Bimekizumab Therapy Tolerated in Moderate to Severe Plaque Psoriasis


Despite this, an increased incidence of mild to moderate oral candidiasis was also observed in the pooled data from 8 trials.

Kenneth B. Gordon, MD

Kenneth B. Gordon, MD

New analyses of 2-year treatment data from 8 randomized clinical trials found bimekizumab therapy to be well tolerated among patients with plaque psoriasis, demonstrating a favorable safety profile and no safety signals.

Additionally, no increased risk of adverse events with longer duration of exposure was observed.

Much like other biologic therapies, bimekizumab- a monoclonal IgG1 antibody- has a well-established safety profile, and has remained a mainstay of treatment for patients with moderate to severe plaque psoriasis.

An investigative team led by Kenneth Gordon, MD, Medical College of Wisconsin, reported safety data from 4 phase 2 randomized clinical trials and 4 phase 3 RCTs to assess the longer-term safety profile of the biologic in these patients.

The phase 2 trials included BE ABLE 1 and 2, PS0016 and PS0018, and the phase 3 trials consisted of BE VIVID, BE READY, BE SURE, and BE BRIGHT.

Eligible patients included adults with moderate to severe disease with a baseline Psoriasis Area and Severity Index. (PASI) score greater than or equal to 12, in addition to 10% or more of their body surface area affected by psoriasis and an Investigator’s Global Assessment score greater than or equal to 3 on a 5-point scale.

Patients with active symptomatic inflammatory bowel disease (IBD), a recent myocardial infarction or stroke, an active tuberculosis infection, or higher risk of TB infection were excluded.

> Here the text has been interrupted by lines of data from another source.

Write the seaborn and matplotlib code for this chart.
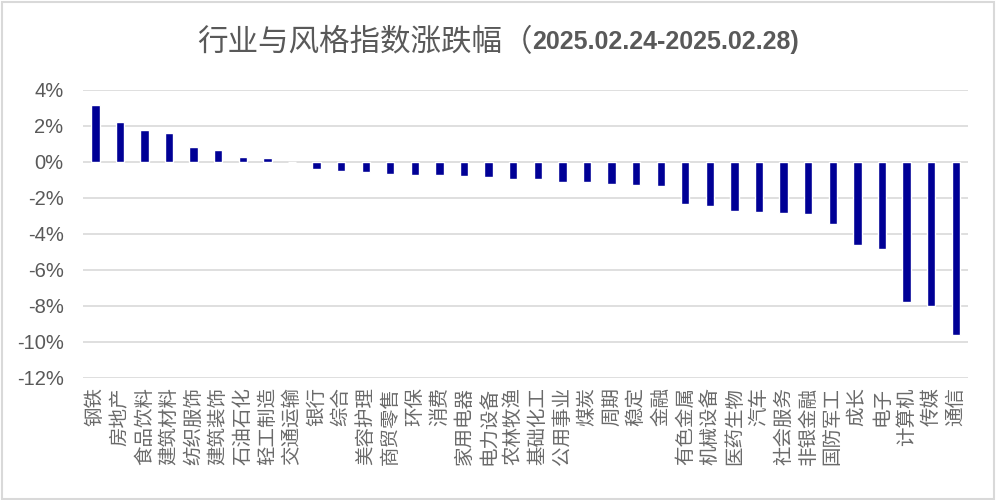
import matplotlib
matplotlib.use("Agg")
import matplotlib.pyplot as plt
import seaborn as sns
import numpy as np
from matplotlib.ticker import FuncFormatter
from matplotlib.patches import Rectangle

# 行业与风格指数周涨跌幅（%）
categories = ["钢铁", "房地产", "食品饮料", "建筑材料", "纺织服饰", "建筑装饰", "石油石化",
              "轻工制造", "交通运输", "银行", "综合", "美容护理", "商贸零售", "环保", "消费",
              "家用电器", "电力设备", "农林牧渔", "基础化工", "公用事业", "煤炭", "周期", "稳定",
              "金融", "有色金属", "机械设备", "医药生物", "汽车", "社会服务", "非银金融",
              "国防军工", "成长", "电子", "计算机", "传媒", "通信"]
values = [3.18, 2.23, 1.77, 1.62, 0.84, 0.67, 0.26, 0.21, -0.03, -0.37, -0.52, -0.57,
          -0.67, -0.70, -0.74, -0.76, -0.85, -0.93, -0.94, -1.09, -1.13, -1.22, -1.31,
          -1.35, -2.35, -2.44, -2.74, -2.76, -2.83, -2.87, -3.44, -4.63, -4.87, -7.81,
          -8.02, -9.65]
y_ticks = [4, 2, 0, -2, -4, -6, -8, -10, -12]

title_cn = "行业与风格指数涨跌幅（"
title_date = "2025.02.24-2025.02.28)"

sns.set_theme(style="white")
plt.rcParams['font.family'] = ['Noto Sans CJK SC', 'DejaVu Sans']

grey_text = "#595959"
bar_color = "#000096"

fig = plt.figure(figsize=(9.97, 5.0), dpi=100)
ax = fig.add_axes([0.0833, 0.2446, 0.8876, 0.5754])

sns.barplot(x=categories, y=values, color=bar_color, width=0.34, saturation=1, ax=ax)

ax.set_ylim(-12, 4)
ax.set_xlim(-0.5, len(categories) - 0.5)
ax.set_yticks(y_ticks)
ax.yaxis.set_major_formatter(FuncFormatter(lambda v, p: f"{v:.0f}%"))
ax.grid(axis="y", color="#D9D9D9", linewidth=1.2)
ax.set_axisbelow(True)
for s in ax.spines.values():
    s.set_visible(False)

ax.tick_params(axis="y", length=0, pad=14, labelsize=14.5, labelcolor=grey_text)
ax.tick_params(axis="x", length=0, pad=7, labelsize=14, labelcolor="#6A6A6A")
for lab in ax.get_yticklabels():
    lab.set_family(['Liberation Sans', 'DejaVu Sans'])
for lab in ax.get_xticklabels():
    lab.set_rotation(90)
    lab.set_fontweight("light")
ax.set_xlabel("")
ax.set_ylabel("")

# 标题：中文常规 + 日期加粗
fig.text(0.534, 0.915, title_cn, ha="right", va="center", fontsize=22, color=grey_text,
         fontweight="light")
fig.text(0.534, 0.915, title_date, ha="left", va="center", fontsize=18, fontweight="bold",
         color=grey_text, family=['Liberation Sans', 'DejaVu Sans'])

# 图表外框
fig.patches.append(Rectangle((0.002, 0.002), 0.995, 0.995, transform=fig.transFigure,
                             fill=False, edgecolor="#D9D9D9", linewidth=1.5))

fig.savefig("out.png", dpi=100)
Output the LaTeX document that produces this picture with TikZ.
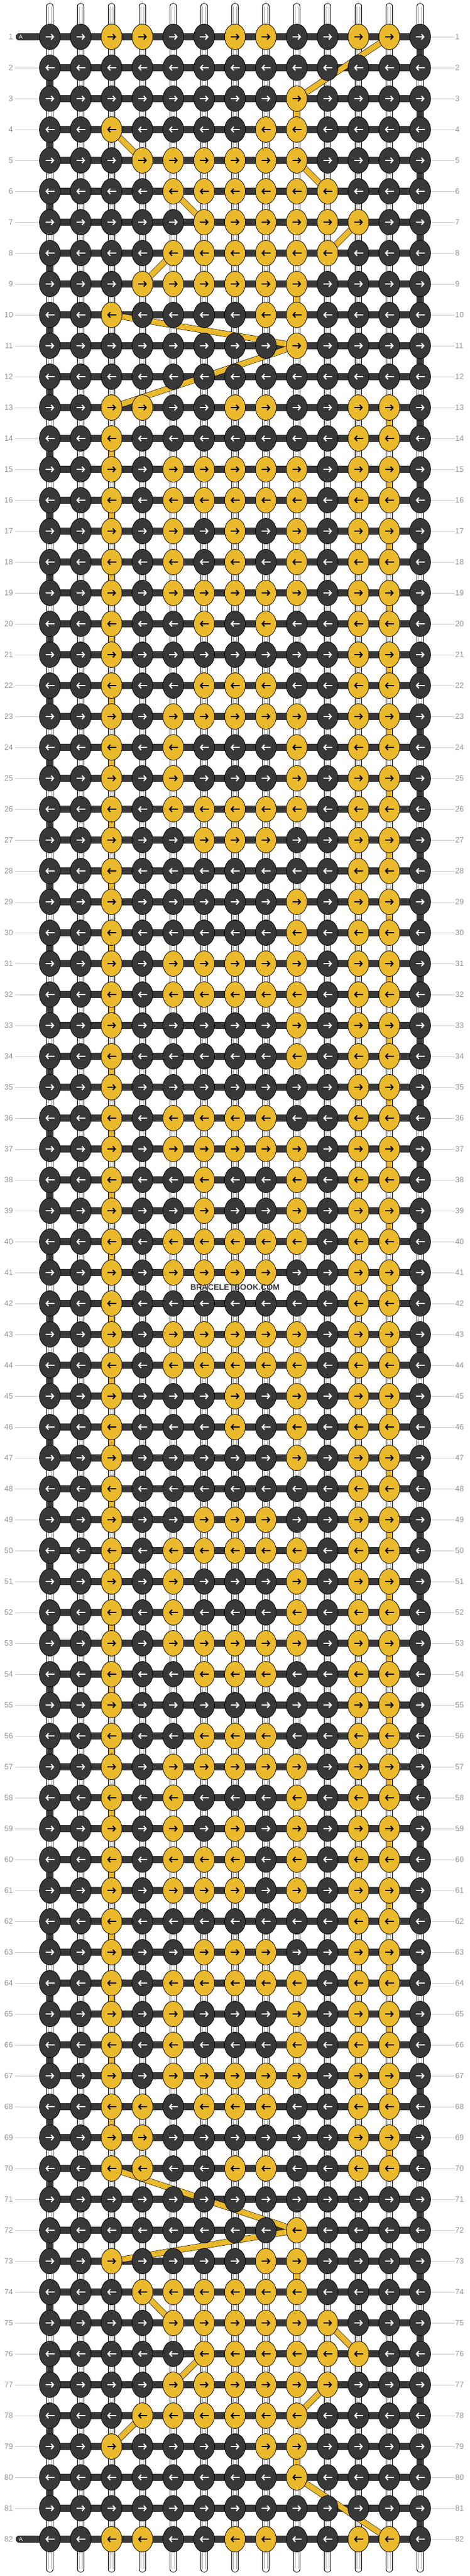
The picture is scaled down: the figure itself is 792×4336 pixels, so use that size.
\documentclass[tikz,border=0pt]{standalone}
\usepackage{fontspec}
\setmainfont{Liberation Sans}
\usetikzlibrary{shapes.geometric,arrows.meta}

\definecolor{knotdark}{RGB}{56,56,56}
\definecolor{knotgold}{RGB}{234,185,44}
\definecolor{numgray}{RGB}{150,150,150}
\definecolor{rulegray}{RGB}{200,200,200}
\definecolor{warpgray}{RGB}{170,170,170}

\tikzset{
  knot/.style={ellipse, draw=black, line width=0.8pt, fill=knot#1, minimum width=35pt, minimum height=43pt, inner sep=0pt},
  knotarrow/.style={line width=2pt, -{Straight Barb[length=4pt, width=9pt]}},
  warpstrip/.style={draw=black, line width=0.8pt, double=white, double distance=9.7pt, line cap=round},
  warpline/.style={draw=warpgray, line width=0.7pt},
  hbar/.style={draw=black, line width=0.6pt, double=knotdark, double distance=11.5pt},
  vlink/.style={draw=black, line width=0.8pt, double=#1, double distance=9.7pt},
  skip/.style={draw=black, line width=0.6pt, double=knotgold, double distance=9pt},
  rowrule/.style={draw=rulegray, line width=0.8pt},
  rownum/.style={text=numgray, font=\fontsize{13}{15}\selectfont, inner sep=0pt},
}

\begin{document}
\begin{tikzpicture}[x=1pt, y=-1pt]
  \useasboundingbox (0,0) rectangle (792,4336);

  % grid points
  \foreach \r in {1,...,82}{
    \foreach \c in {1,...,13}{
      \coordinate (p-\r-\c) at ({84+52*(\c-1)}, {62+52*(\r-1)});
    }
  }

  % warps
  \foreach \c in {1,...,13}{
    \coordinate (wt-\c) at ({84+52*(\c-1)}, 10.7);
    \coordinate (wb-\c) at ({84+52*(\c-1)}, 4324.4);
    \draw[warpstrip] (wt-\c) -- (wb-\c);
    \draw[warpline] ([xshift=-2.2pt]wt-\c) -- ([xshift=-2.2pt]wb-\c);
    \draw[warpline] ([xshift=2.2pt]wt-\c) -- ([xshift=2.2pt]wb-\c);
  }

  % row numbers and rows
  \foreach \r in {1,...,82}{
    \coordinate (rl-\r) at (26, {62+52*(\r-1)});
    \coordinate (rr-\r) at (766, {62+52*(\r-1)});
    \draw[rowrule] (p-\r-13) -- (rr-\r);
    \ifnum\r>1 \ifnum\r<82 \draw[rowrule] (rl-\r) -- (p-\r-1); \fi\fi
    \node[rownum, anchor=east] (nl-\r) at (22, {62+52*(\r-1)}) {\r};
    \node[rownum, anchor=west] (nr-\r) at (767, {62+52*(\r-1)}) {\r};
    \draw[hbar] (p-\r-1) -- (p-\r-13);
  }

  % A tabs
  \foreach \r in {1,82}{
    \coordinate (tab-\r) at (33, {62+52*(\r-1)});
    \draw[hbar, line cap=round] (tab-\r) -- (p-\r-1);
    \node[text=white, font=\fontsize{9.5}{10}\selectfont, inner sep=0pt] (a-\r) at (35, {62+52*(\r-1)}) {A};
  }

  % turns at the edges
  \foreach \r in {2,4,...,80}{
    \pgfmathtruncatemacro\s{\r+1}
    \draw[vlink=knotdark] (p-\r-1) -- (p-\s-1);
  }
  \foreach \r in {1,3,...,81}{
    \pgfmathtruncatemacro\s{\r+1}
    \draw[vlink=knotdark] (p-\r-13) -- (p-\s-13);
  }

  % gold thread going down
  \foreach \r/\c in {3/9, 9/9, 73/9, 79/9}{
    \pgfmathtruncatemacro\s{\r+1}
    \draw[vlink=knotgold] (p-\r-\c) -- (p-\s-\c);
  }
  \foreach \r in {13,15,...,69}{
    \pgfmathtruncatemacro\s{\r+1}
    \draw[vlink=knotgold] (p-\r-12) -- (p-\s-12);
  }
  \foreach \r in {14,16,...,68}{
    \pgfmathtruncatemacro\s{\r+1}
    \draw[vlink=knotgold] (p-\r-3) -- (p-\s-3);
  }

  % gold thread jumps
  \foreach \a/\b in {1-12/3-9, 4-3/5-4, 5-9/6-10, 6-5/7-6, 7-11/8-10, 8-5/9-4,
                     10-3/11-9, 11-9/13-3, 70-3/72-9, 72-9/73-3, 74-4/75-5,
                     75-10/76-11, 76-6/77-5, 77-10/78-9, 78-4/79-3, 80-9/82-12}{
    \draw[skip] (p-\a) -- (p-\b);
  }

  % knots
  \foreach \r/\ys in {
      1/{3,4,7,8,11,12}, 2/{0}, 3/{9}, 4/{3,8,9}, 5/{4,5,6,7,8,9},
      6/{5,6,7,8,9,10}, 7/{6,7,8,9,10,11}, 8/{5,6,7,8,9,10}, 9/{4,5,6,7,8,9},
      10/{3,8,9}, 11/{9}, 12/{0}, 13/{3,4,7,8,11,12}, 14/{3,11,12},
      15/{3,5,6,7,8,9,11,12}, 16/{3,5,6,7,8,9,11,12}, 17/{3,5,7,9,11,12},
      18/{3,5,7,9,11,12}, 19/{3,5,6,7,8,9,11,12}, 20/{3,6,8,11,12},
      21/{3,11,12}, 22/{3,6,7,8,11,12}, 23/{3,5,6,7,8,9,11,12},
      24/{3,5,9,11,12}, 25/{3,5,9,11,12}, 26/{3,5,6,7,8,9,11,12},
      27/{3,6,7,8,11,12}, 28/{3,11,12}, 29/{3,9,11,12}, 30/{3,9,11,12},
      31/{3,5,6,7,8,9,11,12}, 32/{3,5,6,7,8,9,11,12}, 33/{3,9,11,12},
      34/{3,9,11,12}, 35/{3,11,12}, 36/{3,5,6,7,8,11,12},
      37/{3,5,6,7,8,9,11,12}, 38/{3,6,9,11,12}, 39/{3,6,9,11,12},
      40/{3,5,6,7,8,9,11,12}, 41/{3,5,6,7,8,11,12}, 42/{3,11,12},
      43/{3,5,6,7,8,9,11,12}, 44/{3,5,6,7,8,9,11,12}, 45/{3,7,9,11,12},
      46/{3,7,9,11,12}, 47/{3,9,11,12}, 48/{3,11,12}, 49/{3,6,7,8,11,12},
      50/{3,5,6,7,8,9,11,12}, 51/{3,5,9,11,12}, 52/{3,5,9,11,12},
      53/{3,5,6,7,8,9,11,12}, 54/{3,6,7,8,11,12}, 55/{3,11,12},
      56/{3,6,7,8,11,12}, 57/{3,5,6,7,8,9,11,12}, 58/{3,5,9,11,12},
      59/{3,5,7,9,11,12}, 60/{3,5,6,7,9,11,12}, 61/{3,5,6,7,9,11,12},
      62/{3,11,12}, 63/{3,6,7,8,11,12}, 64/{3,5,6,7,8,9,11,12},
      65/{3,5,9,11,12}, 66/{3,5,9,11,12}, 67/{3,5,6,7,8,9,11,12},
      68/{3,4,6,7,8,11,12}, 69/{3,4,11,12}, 70/{3,4,7,8,11,12}, 71/{0},
      72/{9}, 73/{3,8,9}, 74/{4,5,6,7,8,9}, 75/{5,6,7,8,9,10},
      76/{6,7,8,9,10,11}, 77/{5,6,7,8,9,10}, 78/{4,5,6,7,8,9}, 79/{3,8,9},
      80/{9}, 81/{0}, 82/{3,4,7,8,11,12}}{
    \ifodd\r\relax \def\ax{-7.5}\def\bx{15}\else \def\ax{7.5}\def\bx{-15}\fi
    \foreach \c in {1,...,13}{
      \gdef\kc{dark}\gdef\ac{white}
      \foreach \y in \ys {\ifnum\y=\c\relax \gdef\kc{gold}\gdef\ac{black}\fi}
      \node[knot=\kc] (k-\r-\c) at (p-\r-\c) {};
      \draw[knotarrow, draw=\ac] (k-\r-\c.center) ++(\ax,0) -- ++(\bx,0);
    }
  }

  % watermark
  \node[text=knotdark, font=\bfseries\fontsize{13.6}{15}\selectfont, inner sep=0pt] (mark) at (396,2167) {BRACELETBOOK.COM};
\end{tikzpicture}
\end{document}
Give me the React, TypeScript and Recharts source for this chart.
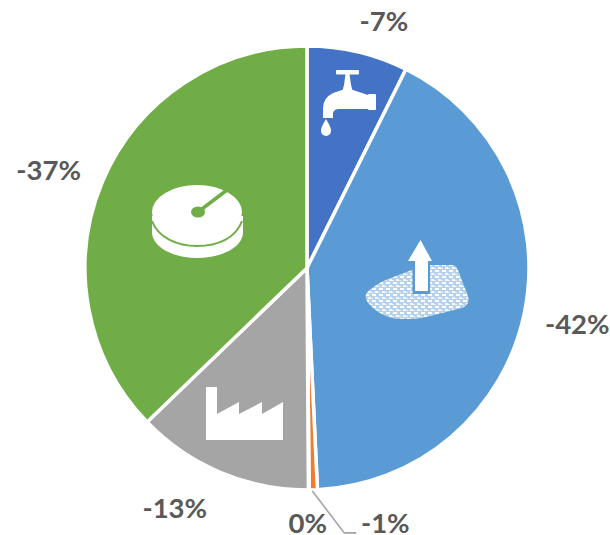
import { PieChart, Pie, Cell } from 'recharts';

const categories = ['Tap', 'Groundwater', 'Other', 'Zero', 'Industry', 'Metered'];
const values = [7.35, 41.9, 0.6, 0.05, 12.9, 37.2];
const valueLabels = ['-7%', '-42%', '-1%', '0%', '-13%', '-37%'];
const colors = ['#4472C4', '#5B9BD5', '#ED7D31', '#FFFFFF', '#A5A5A5', '#70AD47'];
// offset of each label from the slice's outer edge
const labelShift = [
  [26, -31], [53, 10], [72, 33], [-1, 33], [-46, 35], [-54, -12],
];

const data = categories.map((name, i) => ({ name, value: values[i] }));
const RAD = Math.PI / 180;

function renderLabel(props: any) {
  const { cx, cy, midAngle, outerRadius, index } = props;
  const px = cx + outerRadius * Math.cos(-midAngle * RAD);
  const py = cy + outerRadius * Math.sin(-midAngle * RAD);
  const [dx, dy] = labelShift[index];
  return (
    <g key={index}>
      {index === 2 && (
        <polyline
          points={`${px - 1},${py + 1} ${px + 31},${py + 43} ${px + 43},${py + 43}`}
          fill="none" stroke="#A5A5A5" strokeWidth={1.6}
        />
      )}
      <text x={px + dx} y={py + dy} textAnchor="middle" dominantBaseline="central"
        fontFamily="Lato, sans-serif" fontWeight={700} fontSize={27.5} fill="#595959">
        {valueLabels[index]}
      </text>
    </g>
  );
}

// white pictograms sitting on the slices
function Icons() {
  return (
    <svg width={610} height={535} style={{ position: 'absolute', left: 0, top: 0, pointerEvents: 'none' }}>
      <defs>
        <pattern id="dither" width="7" height="6" patternUnits="userSpaceOnUse">
          <rect width="7" height="6" fill="#B5D1EC" />
          <rect x="1" y="0" width="4" height="2" fill="#FFFFFF" />
          <rect x="4" y="3" width="3" height="2" fill="#F2F7FC" />
          <rect x="0" y="4" width="2" height="1" fill="#E6F0F9" />
        </pattern>
      </defs>
      {/* tap */}
      <g fill="#fff">
        <rect x="336" y="70" width="23" height="4.500" rx="1" />
        <path d="M345.500 74 L349.500 74 L351 85 L353 92 L342 92 L344 85 Z" />
        <path d="M368 95 L353 90 L342 90 L333 93 Q323 98 323 108 L323 118 L333 118 L333 113 Q334 109 339 109 L368 109 Z" />
        <rect x="368" y="94" width="8" height="16" rx="1" />
        <path d="M326 119 Q320.500 128 321 131 A5 5 0 0 0 331 131 Q331.500 128 326 119 Z" />
      </g>
      {/* pond and arrow */}
      <path d="M367 292 Q376 284 388 279 L412 270 Q420 265 430 265 L452 265 Q456 265 458 270 L468 296 Q471 304 462 308 L422 318 Q405 320 392 318 Q378 314 370 305 Q363 298 367 292 Z"
        fill="url(#dither)" />
      <rect x="412.500" y="258" width="17.500" height="36" fill="#5B9BD5" />
      <path d="M420.500 240 L432 261 L428 261 L428 291 L415 291 L415 261 L408 261 Z" fill="#fff" />
      {/* meter */}
      <path d="M152 216 L152 232 C152 248 175 258 197 258 C220 258 243 248 243 232 L243 216 Z" fill="#fff" />
      <path d="M152 221 C158 238 178 246 197 246 C218 246 236 238 242 221" fill="none" stroke="#70AD47" strokeWidth={2} />
      <ellipse cx="197" cy="212" rx="45" ry="27" fill="#fff" />
      <line x1="198" y1="212" x2="227" y2="190" stroke="#70AD47" strokeWidth={3.5} />
      <ellipse cx="198" cy="212" rx="7" ry="5.500" fill="#70AD47" />
      {/* factory */}
      <path d="M206 387 L217 387 L217 414 L239 402 L239 414 L262 402 L262 414 L283 402 L283 440 L206 440 Z" fill="#fff" />
    </svg>
  );
}

export default function App() {
  return (
    <div style={{ position: 'absolute', left: 0, top: 0, width: 610, height: 535 }}>
      <PieChart width={610} height={535} margin={{ top: 0, right: 0, bottom: 0, left: 0 }}>
        <Pie
          data={data}
          dataKey="value"
          cx={307}
          cy={268}
          innerRadius={0}
          outerRadius={222}
          startAngle={90}
          endAngle={-270}
          stroke="#fff"
          strokeWidth={3.5}
          label={renderLabel}
          labelLine={false}
          isAnimationActive={false}
        >
          {colors.map((c, i) => <Cell key={i} fill={c} />)}
        </Pie>
      </PieChart>
      <Icons />
    </div>
  );
}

Treatment-emergent adverse events (TEAEs) were defined as adverse events that occurred during exposure to treatment including less than or equal to 140 days after the last dose, while serious adverse events were defined as any adverse event that led to either death, a life-threatening event, substantial or persistent disability or incapacity, congenital anomaly, or birth defect, and initial or prolonged hospitalization.

Across all trials, a total of 1789 patients received 1 or more doses of bimekizumab, 1252 of whom were women (70%) while 537 were men (30%). The mean age of participants was 45 years, and baseline characteristics and characteristics were similar between all dose groups.

Total bimekizumab exposure was 3109.7 person-years, and the analyses indicated that TEAEs occurred at an exposure-adjusted incidence rate (EAIR) of 202.4 per 100 person-years and did not increase with longer exposure duration.

Additionally, the most commonly reported TEAEs included nasopharyngitis (19.1 per 100 person-years, 95% CI, 17.4-20.9 per 100 person-years), oral candidiasis (12.6 per 100 person-years, 95% CI, 11.3-14.0 per 100 person-years), and upper respiratory tract infection (8.9 per 100 person-years, 95% CI, 7.8-10.1 per 100 person-years).

While most events of oral candidiasis were mild or moderate, 3 of these events led to discontinuation.

Meanwhile, incidences of inflammatory bowel disease, adjudicated suicidal ideation and behavior, and adjudicated major adverse cardiac events were comparably low.

“Overall, bimekizumab was well tolerated in patients with moderate to severe plaque psoriasis, and there was no increased risk of AEs with longer duration of exposure,” the team wrote.

The study, "Bimekizumab Safety in Patients With Moderate to Severe Plaque Psoriasis Pooled Results From Phase 2 and Phase 3 Randomized Clinical Trials," was published online in JAMA Dermatology.